Through the years, Transient Glory has been able to break through many barriers and make the public realize the importance that young people can have in today’s music scene. In fact, it is no longer uncommon for many youth choruses to commission established and emerging composers. Nor is it as difficult. Many serious concert composers no longer balk at the idea of writing a piece for children, nor do they think that writing for children is beneath them. Interestingly, the YPC singers eventually begin to follow their favorite composers, becoming their Facebook fans and including this new music on their iPods.
Another novel concept is that of sharing the Transient Glory brand name among various music publishers. Previously, a publisher would hardly agree to use the same artwork or brand that another has used. But the importance of spreading the word to the choral community has overridden that. The Transient Glory series, with the help of Boosey & Hawkes, who has spearheaded this work since its inception, together with G. Schirmer, Chester/Novello, UE, and Hal Leonard, are all working together and using the Transient Glory name to help promote the composers’ works. This concerted effort is helping to make the music available for other choirs all over the world to perform. In addition, YPC has sung multiple performances of the works on tour and has recorded them on the Vital Records label. We also have been busy promoting the concept through workshops in the hope that others will perform these works.
We will end the 10th Transient Glory anniversary in a very big way by partnering with Carnegie Hall and Chorus America in a 2011 Transient Glory Symposium of new choral music: studying and performing the works of nine Transient Glory composers alongside their instrumental chamber works. Conductors, composers, students, and music lovers from around the country will gather in New York City to learn about these works and to immerse themselves in a week of music making.
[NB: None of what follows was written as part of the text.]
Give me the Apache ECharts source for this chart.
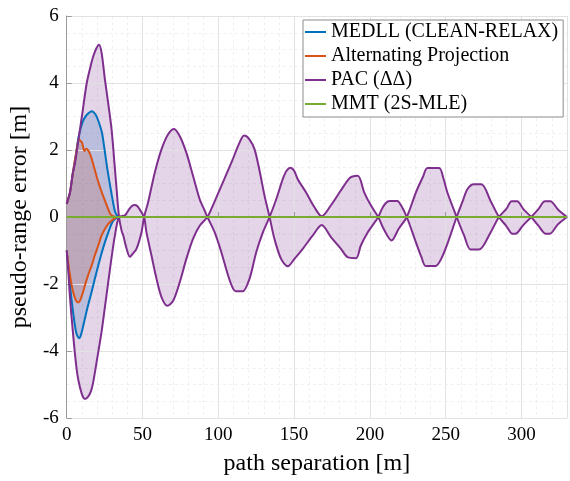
<!DOCTYPE html>
<html>
<head>
<meta charset="utf-8">
<script src="https://cdn.jsdelivr.net/npm/echarts@6/dist/echarts.min.js"></script>
<style>
  html, body { margin: 0; padding: 0; background: #fff; }
  #chart { width: 570px; height: 481px; }
</style>
</head>
<body>
<div id="chart"></div>
<script>
// Pseudo-range error bounds [m] versus path separation [m] for each method.
const seriesNames = ['MEDLL (CLEAN-RELAX)', 'Alternating Projection', 'PAC (\u0394\u0394)', 'MMT (2S-MLE)'];
const xTicks = [0, 50, 100, 150, 200, 250, 300];
const yTicks = [-6, -4, -2, 0, 2, 4, 6];

// MEDLL (CLEAN-RELAX): upper and lower error bound
const medllUpperX = [0, 2.2, 4, 6, 7.7, 9.5, 11.2, 13.4, 16.6, 19, 21, 23.2, 25, 26.5, 28, 29.8, 32, 34];
const medllUpperY = [0.39, 0.74, 1.3, 1.85, 2.35, 2.7, 2.91, 3.06, 3.16, 3.06, 2.85, 2.52, 2.0, 1.52, 1.1, 0.63, 0.14, 0];
const medllLowerX = [0, 1.5, 3, 4.5, 6, 7, 8.1, 9, 10, 12, 14, 16.4, 18.5, 20.8, 23, 25.2, 27.5, 29.6, 31.5, 34];
const medllLowerY = [-1.0, -1.7, -2.4, -2.95, -3.4, -3.55, -3.62, -3.57, -3.42, -3.03, -2.65, -2.24, -1.85, -1.45, -1.08, -0.75, -0.45, -0.2, -0.07, 0];

// Alternating Projection: upper and lower error bound
const apUpperX = [0, 2.2, 4, 6, 7.9, 10.1, 11.6, 12.9, 14.5, 16.6, 19.9, 23.2, 26.5, 28.7, 31, 33];
const apUpperY = [0.39, 0.74, 1.3, 1.85, 2.32, 2.22, 1.97, 2.04, 1.97, 1.72, 1.18, 0.73, 0.34, 0.09, 0.02, 0];
const apLowerX = [0, 2, 4, 6, 7.7, 10, 12, 14, 16.4, 18.5, 20.8, 23, 25.2, 27.5, 29.6, 31.5, 33];
const apLowerY = [-1.0, -1.7, -2.2, -2.48, -2.55, -2.35, -2.04, -1.75, -1.45, -1.15, -0.85, -0.55, -0.36, -0.2, -0.11, -0.04, 0];

// PAC (double delta): the two error curves, crossing each other at the zeros
const pacAX = [0, 1, 2.2, 4, 5.5, 7.7, 10, 13.2, 16, 17.5, 19.5, 21.3, 23, 25.2, 27.5, 29.6, 31.5, 32.9, 34.5,
  36.2, 37.3, 39.5, 41.7, 43.5, 46, 49.3, 51,
  53.7, 58.1, 62.5, 66.9, 70.8, 74.6, 78.9, 83.3, 87.7, 91, 92.8,
  97.6, 102, 106.4, 109.7, 111.5, 116, 120.6, 125, 129.4, 133.8,
  138.2, 142.5, 145, 147.6, 150, 152.4, 157.9, 163.4, 168.2, 174.3, 180.9, 186, 188, 192, 196.3, 200.7, 205.5,
  209, 214.3, 219, 224.3,
  230.3, 235, 238, 245.6, 248.5, 251.1, 257.2,
  262.1, 266.4, 271.9, 279.6, 285.1,
  290, 293.5, 297, 301.5, 306.4,
  311, 316, 318.5, 324, 330];
const pacAY = [0.39, 0.55, 0.74, 1.3, 1.62, 2.3, 3.0, 4.0, 4.55, 4.8, 5.03, 5.14, 4.9, 4.1, 3.35, 2.61, 1.6, 0.83, 0,
  -0.41, -0.55, -0.95, -1.19, -1.1, -0.95, -0.46, 0,
  0.44, 1.33, 2.02, 2.47, 2.63, 2.41, 1.92, 1.23, 0.53, 0.19, 0,
  -0.46, -1.05, -1.74, -2.14, -2.22, -2.22, -1.84, -1.05, -0.46, 0,
  0.53, 1.13, 1.38, 1.47, 1.38, 1.13, 0.73, 0.29, 0.02, 0.35, 0.8, 1.13, 1.2, 1.23, 0.73, 0.34, 0,
  -0.35, -0.7, -0.35, 0,
  0.73, 1.2, 1.46, 1.46, 1.15, 0.73, 0,
  -0.55, -0.97, -0.97, -0.46, 0,
  0.24, 0.47, 0.47, 0.22, 0,
  -0.25, -0.5, -0.5, -0.22, 0];
const pacBX = [0, 1, 2.2, 4, 5.5, 7, 8.8, 10.5, 12, 14, 16, 17.5, 20, 23, 25, 27.4, 29.6, 31.8, 34.5,
  38.4, 41, 43, 44.9, 46.5, 48.2, 51,
  52.6, 55.9, 59.2, 62.5, 66.4, 70.2, 74.6, 78.9, 83.3, 87.7, 92.8,
  95.4, 102, 108.6, 114, 117, 120.5, 123.9, 127.2, 130.5, 133.8,
  137, 141.4, 145.8, 150.2, 155.7, 162.3, 168.2, 174.3, 180.9, 185.3, 190.8, 194, 198.5, 205.5,
  208, 210.5, 213, 218, 220.5, 224.3,
  230.3, 234, 236.8, 243.4, 247, 251.1, 257.2,
  261, 264.3, 268.6, 273.5, 279.6, 285.1,
  290, 294, 296, 301, 306.4,
  311, 315.5, 319, 324.5, 330];
const pacBY = [-1.0, -1.6, -2.44, -3.4, -4.12, -4.7, -5.1, -5.35, -5.43, -5.37, -5.2, -4.92, -4.25, -3.42, -2.75, -1.94, -1.2, -0.55, 0,
  0.05, 0.22, 0.33, 0.36, 0.33, 0.22, 0,
  -0.46, -1.15, -1.84, -2.39, -2.65, -2.5, -1.94, -1.25, -0.65, -0.26, 0,
  0.24, 0.93, 1.62, 2.22, 2.43, 2.32, 2.02, 1.38, 0.63, 0,
  -0.65, -1.25, -1.47, -1.25, -0.95, -0.55, -0.24, -0.6, -0.95, -1.2, -1.23, -0.85, -0.46, 0,
  0.25, 0.42, 0.48, 0.48, 0.35, 0,
  -0.75, -1.2, -1.46, -1.46, -1.25, -0.8, 0,
  0.45, 0.83, 0.98, 0.98, 0.48, 0,
  -0.27, -0.5, -0.5, -0.25, 0,
  0.23, 0.47, 0.47, 0.2, 0];

// MMT (2S-MLE)
const mmtX = [0, 330];
const mmtY = [0, 0];

const COLORS = ['#0072BD', '#D95319', '#7E2F8E', '#77AC30'];
const FONT = 'Liberation Serif';
const SMOOTH = 0.3;

function pts(xs, ys) { return xs.map(function (x, i) { return [x, ys[i]]; }); }

// Shaded region enclosed by two curves
function band(name, color, ax, ay, bx, by) {
  return {
    type: 'custom', name: name, silent: true, z: 1, clip: true,
    data: [[0, 0]],
    renderItem: function (params, api) {
      const poly = [];
      for (let i = 0; i < ax.length; i++) poly.push(api.coord([ax[i], ay[i]]));
      for (let i = bx.length - 1; i >= 0; i--) poly.push(api.coord([bx[i], by[i]]));
      return { type: 'polygon', shape: { points: poly }, style: { fill: color, opacity: 0.2 } };
    }
  };
}

function line(name, color, xs, ys, z, smooth) {
  return {
    type: 'line', name: name, data: pts(xs, ys), z: z, smooth: smooth,
    symbol: 'none', showSymbol: false, silent: true, clip: true,
    lineStyle: { color: color, width: 2 }, itemStyle: { color: color }
  };
}

const chart = echarts.init(document.getElementById('chart'), null, { renderer: 'canvas' });
chart.setOption({
  animation: false,
  backgroundColor: '#fff',
  grid: { left: 65, right: 3, top: 16, bottom: 61, containLabel: false },
  legend: {
    data: seriesNames, orient: 'vertical', left: 303, top: 20,
    backgroundColor: '#fff', borderColor: '#8c8c8c', borderWidth: 1, borderRadius: 0,
    padding: [2, 5, 3, 2], itemGap: 4, itemWidth: 21, itemHeight: 2, icon: 'rect',
    selectedMode: false,
    textStyle: { fontFamily: FONT, fontSize: 20, color: '#000', lineHeight: 20 }
  },
  xAxis: [
    {
      type: 'value', min: 0, max: 330, interval: 50, z: 2,
      name: 'path separation [m]', nameLocation: 'middle', nameGap: 34,
      nameTextStyle: { fontFamily: FONT, fontSize: 24, color: '#000' },
      axisLine: { show: true, lineStyle: { color: '#9a9a9a', width: 1 } },
      axisTick: { show: true, inside: true, length: 5, lineStyle: { color: '#9a9a9a' } },
      axisLabel: {
        fontFamily: FONT, fontSize: 19, color: '#000', margin: 8, showMaxLabel: false,
        formatter: function (v) { return xTicks.indexOf(v) >= 0 ? String(v) : ''; }
      },
      splitLine: { show: true, lineStyle: { color: '#e2e2e2', width: 1 } }
    },
    {
      type: 'value', min: 0, max: 330, interval: 10, z: 0, show: true,
      axisLine: { show: false }, axisTick: { show: false }, axisLabel: { show: false },
      splitLine: { show: true, lineStyle: { color: '#f0f0f0', width: 1, type: [3, 3] } }
    }
  ],
  yAxis: [
    {
      type: 'value', min: -6, max: 6, interval: 2, z: 2,
      name: 'pseudo-range error [m]', nameLocation: 'middle', nameGap: 30,
      nameTextStyle: { fontFamily: FONT, fontSize: 24, color: '#000' },
      axisLine: { show: true, lineStyle: { color: '#9a9a9a', width: 1 } },
      axisTick: { show: true, inside: true, length: 5, lineStyle: { color: '#9a9a9a' } },
      axisLabel: {
        fontFamily: FONT, fontSize: 19, color: '#000', margin: 8,
        formatter: function (v) { return yTicks.indexOf(v) >= 0 ? String(v) : ''; }
      },
      splitLine: { show: true, lineStyle: { color: '#e2e2e2', width: 1 } }
    },
    {
      type: 'value', min: -6, max: 6, interval: 0.5, z: 0,
      axisLine: { show: false }, axisTick: { show: false }, axisLabel: { show: false },
      splitLine: { show: true, lineStyle: { color: '#f0f0f0', width: 1, type: [3, 3] } }
    }
  ],
  series: [
    band('MEDLL band', COLORS[0], medllUpperX, medllUpperY, medllLowerX, medllLowerY),
    band('AP band', COLORS[1], apUpperX, apUpperY, apLowerX, apLowerY),
    band('PAC band', COLORS[2], pacAX, pacAY, pacBX, pacBY),
    line(seriesNames[0], COLORS[0], medllUpperX, medllUpperY, 3, SMOOTH),
    line(seriesNames[0], COLORS[0], medllLowerX, medllLowerY, 3, SMOOTH),
    line(seriesNames[1], COLORS[1], apUpperX, apUpperY, 4, 0.15),
    line(seriesNames[1], COLORS[1], apLowerX, apLowerY, 4, SMOOTH),
    line(seriesNames[2], COLORS[2], pacAX, pacAY, 5, SMOOTH),
    line(seriesNames[2], COLORS[2], pacBX, pacBY, 5, SMOOTH),
    line(seriesNames[3], COLORS[3], mmtX, mmtY, 6, false)
  ]
});
</script>
</body>
</html>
I’d like to think that the Transient Glory series has helped create a new chapter of music for composers, publishers, the media, audiences, and of course the singers. I believe all who sing these great works are transformed. These composers write wonderful music. I cannot choose my favorite because there are so many incredible pieces to love and sing again. The past two summers, for example, YPC toured Japan giving 33 concerts including the 2001 Michael Torke piece, as well as works by Meredith Monk, Gabriela Lena Frank, Robert Kapilow, Michael Gordon, NEA jazz masters Paquito D’Rivera and Yoshiko Akiyoshi, and Japanese composer Ko Matsushita. The chorus received standing ovations from the usually reserved Japanese audiences. In March we travel to Chicago for the American Choral Director Association’s National Conference, and our program will include Transient Glory pieces written for YPC by John Corigliano, Gabi Frank, and Meredith Monk. Today, we continue to commission new works, with plans to premiere works by Michael Harrison, Tania Leon, and Missy Mazzoli.
When a composer we commission for Transient Glory asks for the limitations of the children, I say there are none. I do show them the range, as you would for any instrument, and talk about how many vocal parts work best. I ask that they write as though they were writing their very best piece and that they use text that a young person can relate to. I can happily say that through this series, we have inspired, commissioned, and performed what I believe will become a staple of masterworks for children’s choruses in the future.
What is most wonderful is that today, when I ask composers to write a new work, they usually say yes.